MAD! And You!

This Might Make You Mad...

Mutual Assured Destruction (MAD), was a military doctrine and part of the U.S. national security policy for a better part of the Cold War (1947-1991).  The MAD doctrine is described as full-scale use of high-yield weapons of mass destruction(in the Cold War era: nuclear weapons) by two opposing sides that would effectively result in the complete, utter and irrevocable annihilation of both the attacker and the defender, becoming a war of no victory but only reciprocal destruction.  In other words, if one attacker uses nuclear weapons, the responder to that attack will use nuclear weapons, thus assuring total annihilation for both sides.

Total annihilation.  This was the U.S plan to protect our way of life for the better part of the twentieth century.  Seems a bit off from the standard national security policy of "protecting our way of life".  With MAD, our way of life would be... annihilated.  But is that the true nature of this doctrine?  My theory suggests that MAD is in line with our current and earlier doctrines designed to better place the U.S. and its interests around the world. 

In Herbert F. Yorks book, The Advisors: Oppenheimer, Teller and the Superbomb, York apologizes for the events which led to MAD, explaining that the "...root of the problem [was not] maliciousness, but rather a sort of technological exuberance that has overwhelmed the other factors that go into the making of overall national policy".  At the time of development, the Hydrogen bomb was described as technological progress and could be marked as the beginning of the arms race.   The race to develop and later deploy the Hydrogen bomb is well documented and not covered in this article however, the systemic repercussions felt by this incredible pace and push of nuclear weaponry development only added to fevered pitch felt among the worlds developed countries to sustain and/or match this level of development if only to keep their "way of life". 

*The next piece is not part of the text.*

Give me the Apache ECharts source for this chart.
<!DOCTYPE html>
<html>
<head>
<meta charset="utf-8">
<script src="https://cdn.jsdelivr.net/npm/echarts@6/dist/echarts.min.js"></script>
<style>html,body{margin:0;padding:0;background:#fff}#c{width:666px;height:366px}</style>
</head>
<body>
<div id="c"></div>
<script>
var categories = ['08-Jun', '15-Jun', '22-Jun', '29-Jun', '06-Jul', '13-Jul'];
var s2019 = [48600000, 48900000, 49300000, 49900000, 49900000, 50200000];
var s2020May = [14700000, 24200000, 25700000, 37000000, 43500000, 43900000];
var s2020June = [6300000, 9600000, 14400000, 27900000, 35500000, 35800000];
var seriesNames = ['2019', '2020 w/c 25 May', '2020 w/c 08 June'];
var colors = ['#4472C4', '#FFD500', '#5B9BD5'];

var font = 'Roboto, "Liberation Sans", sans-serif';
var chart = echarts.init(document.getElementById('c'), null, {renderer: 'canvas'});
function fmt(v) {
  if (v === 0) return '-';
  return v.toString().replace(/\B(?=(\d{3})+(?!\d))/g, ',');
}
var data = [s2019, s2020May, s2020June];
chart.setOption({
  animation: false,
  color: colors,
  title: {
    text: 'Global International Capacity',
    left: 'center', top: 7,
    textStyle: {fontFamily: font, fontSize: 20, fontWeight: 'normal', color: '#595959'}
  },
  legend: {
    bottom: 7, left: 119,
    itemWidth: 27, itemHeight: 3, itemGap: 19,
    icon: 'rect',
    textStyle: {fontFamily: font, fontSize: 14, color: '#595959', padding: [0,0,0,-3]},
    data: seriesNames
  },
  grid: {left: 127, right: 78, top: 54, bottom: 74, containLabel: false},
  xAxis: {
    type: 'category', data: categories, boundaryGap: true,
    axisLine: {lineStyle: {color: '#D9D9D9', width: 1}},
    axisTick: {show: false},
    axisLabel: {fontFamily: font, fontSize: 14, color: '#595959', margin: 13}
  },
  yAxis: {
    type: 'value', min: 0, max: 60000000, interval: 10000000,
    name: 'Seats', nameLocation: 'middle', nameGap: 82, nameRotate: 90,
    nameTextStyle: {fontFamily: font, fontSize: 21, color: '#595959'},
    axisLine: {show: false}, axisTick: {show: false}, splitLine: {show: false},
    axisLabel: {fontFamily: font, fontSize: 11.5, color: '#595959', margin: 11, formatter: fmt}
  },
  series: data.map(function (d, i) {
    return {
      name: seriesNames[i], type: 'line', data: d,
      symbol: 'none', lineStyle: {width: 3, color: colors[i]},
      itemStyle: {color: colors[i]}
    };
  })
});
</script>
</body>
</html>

The unilateral decisions made by the U.S set the rate and scale for most of the steps in the strategic-arms race.  The U.S. led the way  and in many cases started development before any other country and easily established a large and long-lasting lead in the arms race in terms of deployed weaponry  and different types of weapons.  It is in this sense that I question why the U.S. adopted MAD.  Why adopt a doctrine that does not allow anyone to win?  No one comes out on top.  If the two world powers (hypothetical) were to MAD each other wouldn't that leave a third-rate power in a place to lead the world?  Such a doctrine clearly has no other interest other than to  promote the industrial-military complex and its interests:

1.  Weapons Development Industry.  Contractors involved in bidding and procuring U.S. Military weapons development contracts

2.  Expansion of U.S. Military interests in world-wide deployment of bases and troops.  Positioning U.S. hegemony

3.  Utilizing the increased U.S. Military presence to influence the positioning of businesses aligned with U.S. interests

This is  a short, but broad, list of possible reasons such a doctrine as MAD could be adopted.  Bottom line, similar to nearly every modern-day doctrines adopted by the U.S. MAD was designed to propagate our interests around the world.  Truly an unfortunate description for a doctrine, as anyone reading it would think counter to what its definition truly meant.  Myself included.